[Entries with chart source code]
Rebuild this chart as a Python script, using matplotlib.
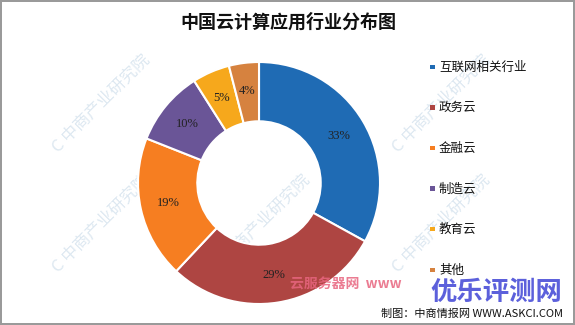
import matplotlib
matplotlib.use("Agg")
import matplotlib.pyplot as plt
import numpy as np

plt.rcParams['font.family'] = ['Noto Sans CJK SC', 'DejaVu Sans']

categories = ['互联网相关行业', '政务云', '金融云', '制造云', '教育云', '其他']
shares = [33, 29, 19, 10, 5, 4]
colors = ['#1f6bb4', '#ae4542', '#f67e21', '#6a5597', '#f6a81c', '#d6823f']

fig = plt.figure(figsize=(5.75, 3.25), dpi=100)
fig.patch.set_facecolor('white')
fig.patch.set_edgecolor('#9a9a9a')
fig.patch.set_linewidth(1.5)

# faint background watermarks, kept under the chart
bg = fig.add_axes([0, 0, 1, 1], zorder=0)
bg.set_xlim(0, 575)
bg.set_ylim(325, 0)
bg.axis('off')
for wx, wy in [(55, 150), (55, 270), (215, 270), (395, 150), (395, 270)]:
    bg.text(wx, wy, 'C 中商产业研究院', fontsize=12, color='#dde8f1',
            rotation=45, ha='left', va='center', rotation_mode='anchor')

ax = fig.add_axes([0.24, 0.0646, 0.4209, 0.7446], zorder=1)
wedges, texts = ax.pie(shares, colors=colors, startangle=90, counterclock=False,
                       wedgeprops=dict(width=0.49, edgecolor='white', linewidth=1.5))
for w, v in zip(wedges, shares):
    ang = np.deg2rad((w.theta1 + w.theta2) / 2)
    r = 0.77
    ax.text(r * np.cos(ang), r * np.sin(ang), f'{v}%', ha='center', va='center',
            fontsize=9, family='Liberation Serif', color='#222222')
ax.set_xlim(-1, 1)
ax.set_ylim(-1, 1)
ax.set_aspect('equal')
ax.axis('off')

fig.text(288 / 575, 1 - 22 / 325, '中国云计算应用行业分布图', ha='center', va='center',
         fontsize=13, fontweight='bold', color='#111111')

# legend
for i, (c, lab) in enumerate(zip(colors, categories)):
    y = 1 - (67 + i * 40.6) / 325
    fig.patches.append(plt.Rectangle((430 / 575, y - 2 / 325), 4.5 / 575, 4.5 / 325,
                                     transform=fig.transFigure, facecolor=c, edgecolor='none'))
    fig.text(439 / 575, y, lab, ha='left', va='center', fontsize=9, color='#111111')

fig.text(563 / 575, 1 - 314 / 325, '制图：中商情报网 WWW.ASKCI.COM', ha='right', va='center',
         fontsize=8, color='#111111')

# overlay marks
fig.text(290 / 575, 1 - 285 / 325, '云服务器网  www', ha='left', va='center',
         fontsize=10, fontweight='bold', color='#e8657f', alpha=0.85)
fig.text(562 / 575, 1 - 292 / 325, '优乐评测网', ha='right', va='center',
         fontsize=19, fontweight='bold', color='#4a4fd8', alpha=0.9)

fig.savefig('out.png', dpi=100)
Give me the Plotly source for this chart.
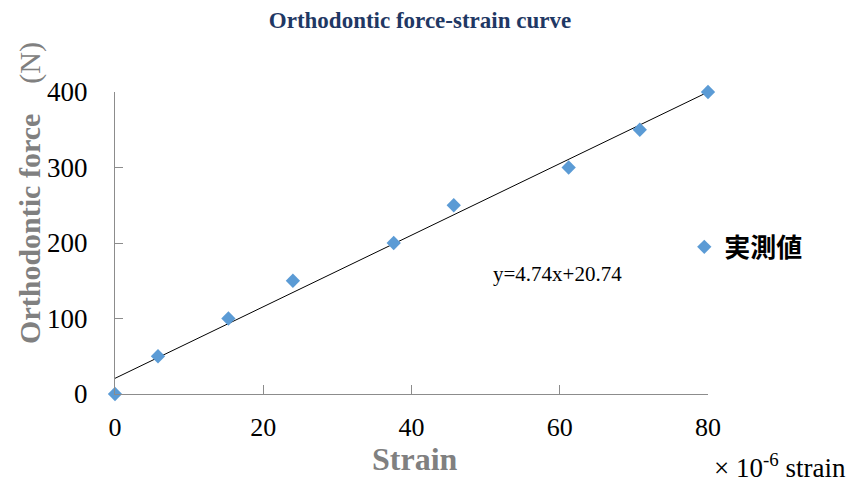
import plotly.graph_objects as go

strain = [0, 5.8, 15.3, 24.0, 37.6, 45.7, 61.2, 70.8, 80]
force = [0, 50, 100, 150, 200, 250, 300, 350, 400]
slope, intercept = 4.74, 20.74
fit_x = [0, 80]
fit_y = [slope * v + intercept for v in fit_x]
x_ticks = [0, 20, 40, 60, 80]
y_ticks = [0, 100, 200, 300, 400]

SERIF = "Liberation Serif, Times New Roman, serif"
CJK = "Noto Sans CJK JP, sans-serif"

fig = go.Figure()
fig.add_trace(go.Scatter(x=fit_x, y=fit_y, mode="lines",
                         line=dict(color="#000000", width=1),
                         showlegend=False, hoverinfo="skip", cliponaxis=False))
fig.add_trace(go.Scatter(x=strain, y=force, mode="markers", name="実測値",
                         marker=dict(symbol="diamond", size=11, color="#5B9BD5"),
                         cliponaxis=False))

fig.update_layout(
    width=858, height=484,
    margin=dict(l=115, r=149.5, t=92, b=90),
    paper_bgcolor="white", plot_bgcolor="white",
    showlegend=True,
    legend=dict(x=0.96, y=0.487, xanchor="left", yanchor="middle",
                font=dict(family=CJK, size=26, color="#000000", weight="bold"),
                bgcolor="rgba(0,0,0,0)", itemwidth=30),
    title=dict(text="<b>Orthodontic force-strain curve</b>", x=0.4895, y=0.958,
               xanchor="center", yanchor="middle", xref="container", yref="container",
               font=dict(family=SERIF, size=23, color="#1F3864")),
    font=dict(family=SERIF),
)
fig.update_xaxes(range=[0, 80], tickvals=x_ticks, ticks="inside", ticklen=9,
                 tickcolor="#8c8c8c", showline=True, linecolor="#8c8c8c", linewidth=1,
                 showgrid=False, zeroline=False, ticklabelstandoff=10,
                 tickfont=dict(family=SERIF, size=26, color="#000000"))
fig.update_yaxes(range=[0, 400], tickvals=y_ticks, ticks="inside", ticklen=8,
                 tickcolor="#8c8c8c", showline=True, linecolor="#8c8c8c", linewidth=1,
                 showgrid=False, zeroline=False, ticklabelstandoff=21,
                 tickfont=dict(family=SERIF, size=27, color="#000000"))

fig.add_annotation(text="<b>Orthodontic force</b>　(N)", textangle=-90,
                   xref="paper", yref="paper", x=(30 - 115) / 593.5, y=0.666,
                   xanchor="center", yanchor="middle", showarrow=False,
                   font=dict(family=SERIF, size=30, color="#808080"))
fig.add_annotation(text="<b>Strain</b>", xref="paper", yref="paper",
                   x=(415 - 115) / 593.5, y=(393.7 - 459) / 301.4,
                   xanchor="center", yanchor="middle", showarrow=False,
                   font=dict(family=SERIF, size=32, color="#808080"))
fig.add_annotation(text="y=4.74x+20.74", xref="paper", yref="paper",
                   x=(558 - 115) / 593.5, y=(393.7 - 274) / 301.4,
                   xanchor="center", yanchor="middle", showarrow=False,
                   font=dict(family=SERIF, size=21, color="#000000"))
fig.add_annotation(text="× 10<sup>-6</sup> strain", xref="paper", yref="paper",
                   x=(781 - 115) / 593.5, y=(393.7 - 466) / 301.4,
                   xanchor="center", yanchor="middle", showarrow=False,
                   font=dict(family=SERIF, size=27, color="#000000"))

fig.write_html("out.html")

## STATED PROBLEM
Quote every record above exactly, leaving out any pictures.

## FINISHED TASK
Rebuild this chart as a Python script, using matplotlib.
import matplotlib
matplotlib.use("Agg")
import matplotlib.pyplot as plt
import numpy as np

plt.rcParams['font.family'] = ['Noto Sans CJK SC', 'DejaVu Sans']

categories = ['互联网相关行业', '政务云', '金融云', '制造云', '教育云', '其他']
shares = [33, 29, 19, 10, 5, 4]
colors = ['#1f6bb4', '#ae4542', '#f67e21', '#6a5597', '#f6a81c', '#d6823f']

fig = plt.figure(figsize=(5.75, 3.25), dpi=100)
fig.patch.set_facecolor('white')
fig.patch.set_edgecolor('#9a9a9a')
fig.patch.set_linewidth(1.5)

# faint background watermarks, kept under the chart
bg = fig.add_axes([0, 0, 1, 1], zorder=0)
bg.set_xlim(0, 575)
bg.set_ylim(325, 0)
bg.axis('off')
for wx, wy in [(55, 150), (55, 270), (215, 270), (395, 150), (395, 270)]:
    bg.text(wx, wy, 'C 中商产业研究院', fontsize=12, color='#dde8f1',
            rotation=45, ha='left', va='center', rotation_mode='anchor')

ax = fig.add_axes([0.24, 0.0646, 0.4209, 0.7446], zorder=1)
wedges, texts = ax.pie(shares, colors=colors, startangle=90, counterclock=False,
                       wedgeprops=dict(width=0.49, edgecolor='white', linewidth=1.5))
for w, v in zip(wedges, shares):
    ang = np.deg2rad((w.theta1 + w.theta2) / 2)
    r = 0.77
    ax.text(r * np.cos(ang), r * np.sin(ang), f'{v}%', ha='center', va='center',
            fontsize=9, family='Liberation Serif', color='#222222')
ax.set_xlim(-1, 1)
ax.set_ylim(-1, 1)
ax.set_aspect('equal')
ax.axis('off')

fig.text(288 / 575, 1 - 22 / 325, '中国云计算应用行业分布图', ha='center', va='center',
         fontsize=13, fontweight='bold', color='#111111')

# legend
for i, (c, lab) in enumerate(zip(colors, categories)):
    y = 1 - (67 + i * 40.6) / 325
    fig.patches.append(plt.Rectangle((430 / 575, y - 2 / 325), 4.5 / 575, 4.5 / 325,
                                     transform=fig.transFigure, facecolor=c, edgecolor='none'))
    fig.text(439 / 575, y, lab, ha='left', va='center', fontsize=9, color='#111111')

fig.text(563 / 575, 1 - 314 / 325, '制图：中商情报网 WWW.ASKCI.COM', ha='right', va='center',
         fontsize=8, color='#111111')

# overlay marks
fig.text(290 / 575, 1 - 285 / 325, '云服务器网  www', ha='left', va='center',
         fontsize=10, fontweight='bold', color='#e8657f', alpha=0.85)
fig.text(562 / 575, 1 - 292 / 325, '优乐评测网', ha='right', va='center',
         fontsize=19, fontweight='bold', color='#4a4fd8', alpha=0.9)

fig.savefig('out.png', dpi=100)
Give me the Plotly source for this chart.
import plotly.graph_objects as go

strain = [0, 5.8, 15.3, 24.0, 37.6, 45.7, 61.2, 70.8, 80]
force = [0, 50, 100, 150, 200, 250, 300, 350, 400]
slope, intercept = 4.74, 20.74
fit_x = [0, 80]
fit_y = [slope * v + intercept for v in fit_x]
x_ticks = [0, 20, 40, 60, 80]
y_ticks = [0, 100, 200, 300, 400]

SERIF = "Liberation Serif, Times New Roman, serif"
CJK = "Noto Sans CJK JP, sans-serif"

fig = go.Figure()
fig.add_trace(go.Scatter(x=fit_x, y=fit_y, mode="lines",
                         line=dict(color="#000000", width=1),
                         showlegend=False, hoverinfo="skip", cliponaxis=False))
fig.add_trace(go.Scatter(x=strain, y=force, mode="markers", name="実測値",
                         marker=dict(symbol="diamond", size=11, color="#5B9BD5"),
                         cliponaxis=False))

fig.update_layout(
    width=858, height=484,
    margin=dict(l=115, r=149.5, t=92, b=90),
    paper_bgcolor="white", plot_bgcolor="white",
    showlegend=True,
    legend=dict(x=0.96, y=0.487, xanchor="left", yanchor="middle",
                font=dict(family=CJK, size=26, color="#000000", weight="bold"),
                bgcolor="rgba(0,0,0,0)", itemwidth=30),
    title=dict(text="<b>Orthodontic force-strain curve</b>", x=0.4895, y=0.958,
               xanchor="center", yanchor="middle", xref="container", yref="container",
               font=dict(family=SERIF, size=23, color="#1F3864")),
    font=dict(family=SERIF),
)
fig.update_xaxes(range=[0, 80], tickvals=x_ticks, ticks="inside", ticklen=9,
                 tickcolor="#8c8c8c", showline=True, linecolor="#8c8c8c", linewidth=1,
                 showgrid=False, zeroline=False, ticklabelstandoff=10,
                 tickfont=dict(family=SERIF, size=26, color="#000000"))
fig.update_yaxes(range=[0, 400], tickvals=y_ticks, ticks="inside", ticklen=8,
                 tickcolor="#8c8c8c", showline=True, linecolor="#8c8c8c", linewidth=1,
                 showgrid=False, zeroline=False, ticklabelstandoff=21,
                 tickfont=dict(family=SERIF, size=27, color="#000000"))

fig.add_annotation(text="<b>Orthodontic force</b>　(N)", textangle=-90,
                   xref="paper", yref="paper", x=(30 - 115) / 593.5, y=0.666,
                   xanchor="center", yanchor="middle", showarrow=False,
                   font=dict(family=SERIF, size=30, color="#808080"))
fig.add_annotation(text="<b>Strain</b>", xref="paper", yref="paper",
                   x=(415 - 115) / 593.5, y=(393.7 - 459) / 301.4,
                   xanchor="center", yanchor="middle", showarrow=False,
                   font=dict(family=SERIF, size=32, color="#808080"))
fig.add_annotation(text="y=4.74x+20.74", xref="paper", yref="paper",
                   x=(558 - 115) / 593.5, y=(393.7 - 274) / 301.4,
                   xanchor="center", yanchor="middle", showarrow=False,
                   font=dict(family=SERIF, size=21, color="#000000"))
fig.add_annotation(text="× 10<sup>-6</sup> strain", xref="paper", yref="paper",
                   x=(781 - 115) / 593.5, y=(393.7 - 466) / 301.4,
                   xanchor="center", yanchor="middle", showarrow=False,
                   font=dict(family=SERIF, size=27, color="#000000"))

fig.write_html("out.html")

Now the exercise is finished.